By militarizing the border, the U.S. paradoxically increased the size of the undocumented population, because it increased the costs and risks of border crossing. Basically, during the 1990s, the U.S. policy transformed what had been a seasonal flow of male workers to a small number of states into a settled population of families in all 50 states.
Movement into the U.S. slowed down after the year 2000 and came to a full stop in 2008 with the onset of the recession. Between 2008 and 2018, the net flow was negative. More people were leaving than coming in, and the undocumented population declined in size. But the disappearance of Mexican labourers along the border was marked by the sudden visibility of Central Americans.
In the 1980s, the U.S. intervened to unseat the Sandinistas in Nicaragua and set up death squads in Nicaragua, El Salvador, and Guatemala. This completely destabilized the whole region and wrecked the economies. They've never really recovered from that. So, now people are leaving to escape the threats they're facing from high levels of violence and economic deprivation. And that’s what’s happening at the border; it’s not male workers coming in for jobs in the United States, but whole families from Central America, and increasingly also from Mexico, coming in to escape threats at home.

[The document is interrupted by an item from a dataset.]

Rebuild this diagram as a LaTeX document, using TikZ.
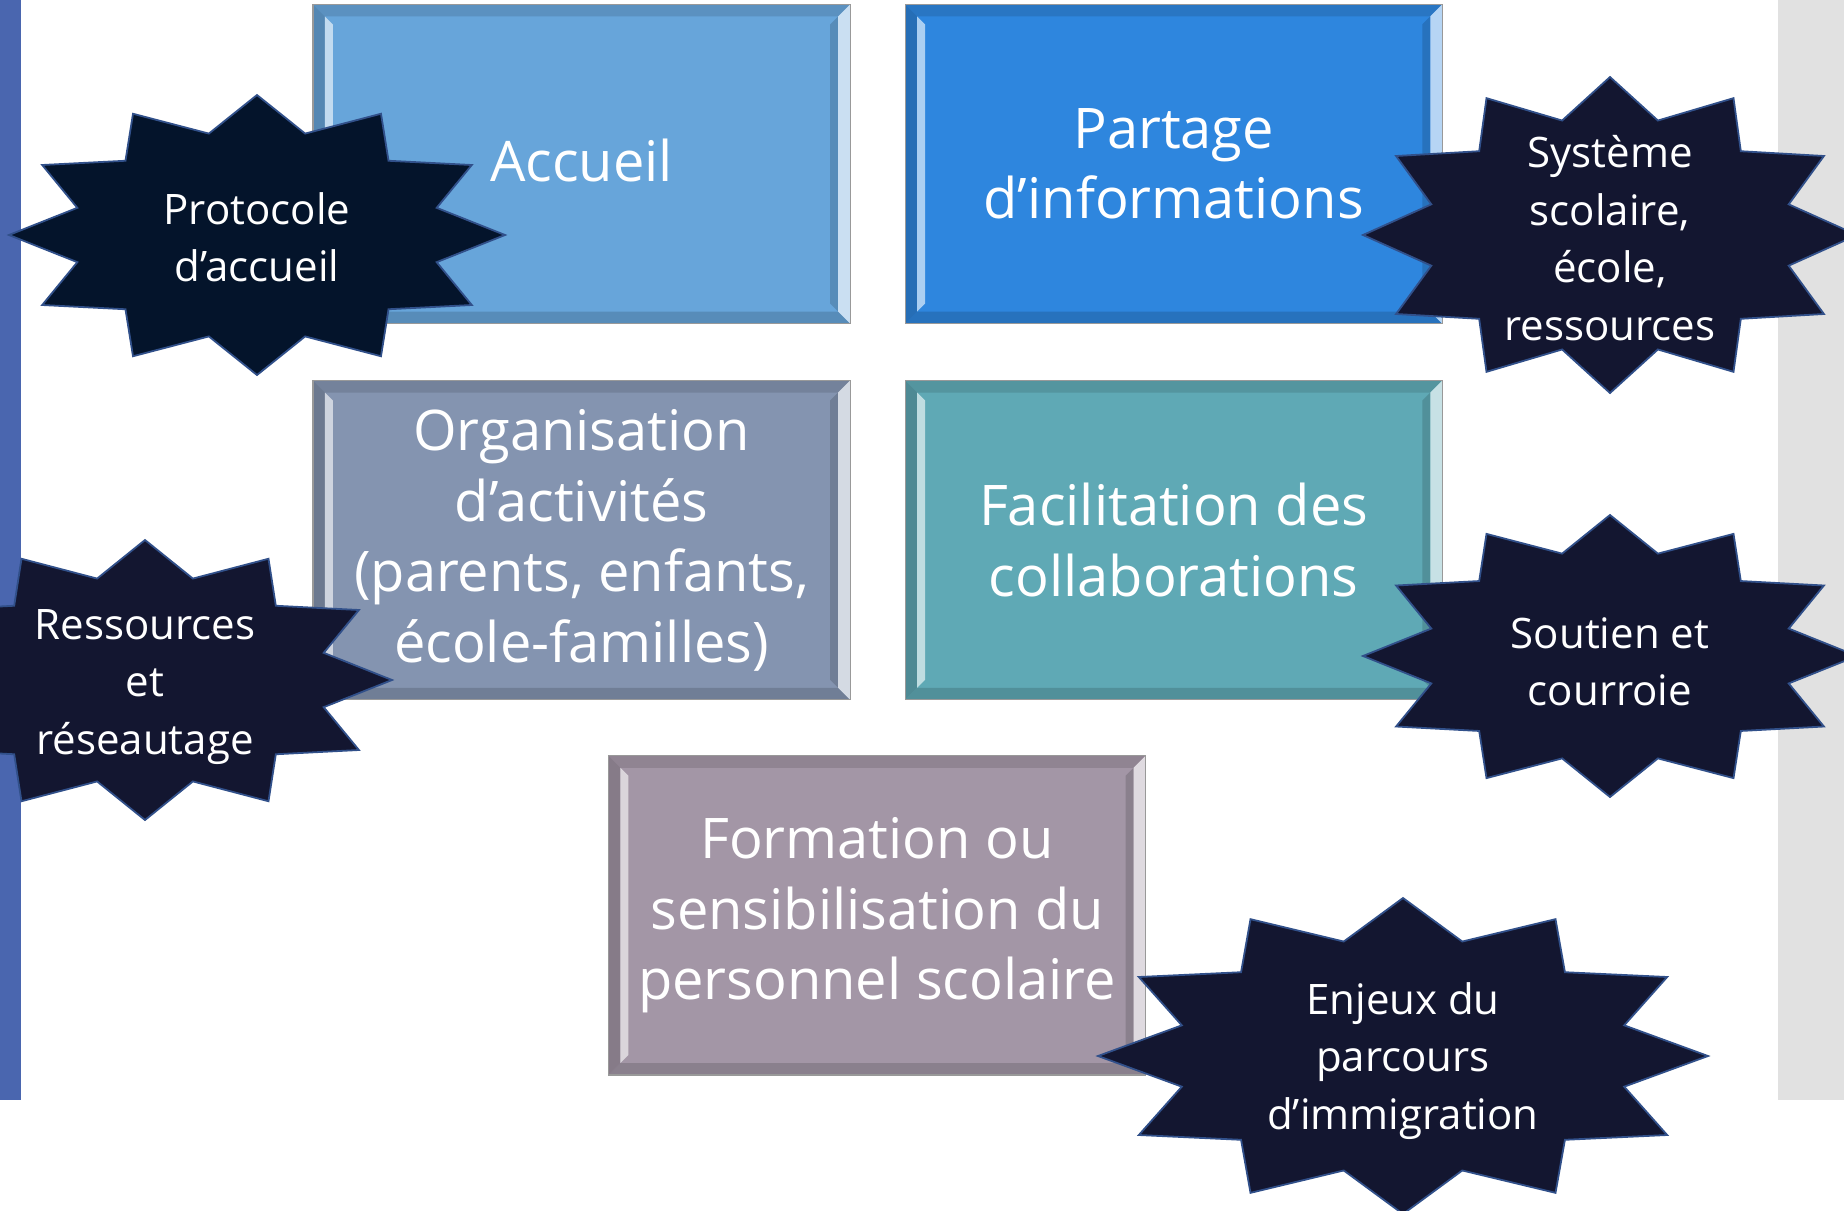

Under international law, under U.S. law, anyone has the right to come to a U.S. border crossing and say, ‘I want to claim asylum’. They have the right to a hearing and a decision to be made in a lawful legal manner. But the United States, beginning with Obama, who tried to slow this down and then culminating during Trump, has completely ignored the law, and adopted very harsh policies toward these poor people. It's become a mass human rights tragedy along the border and in the United States.”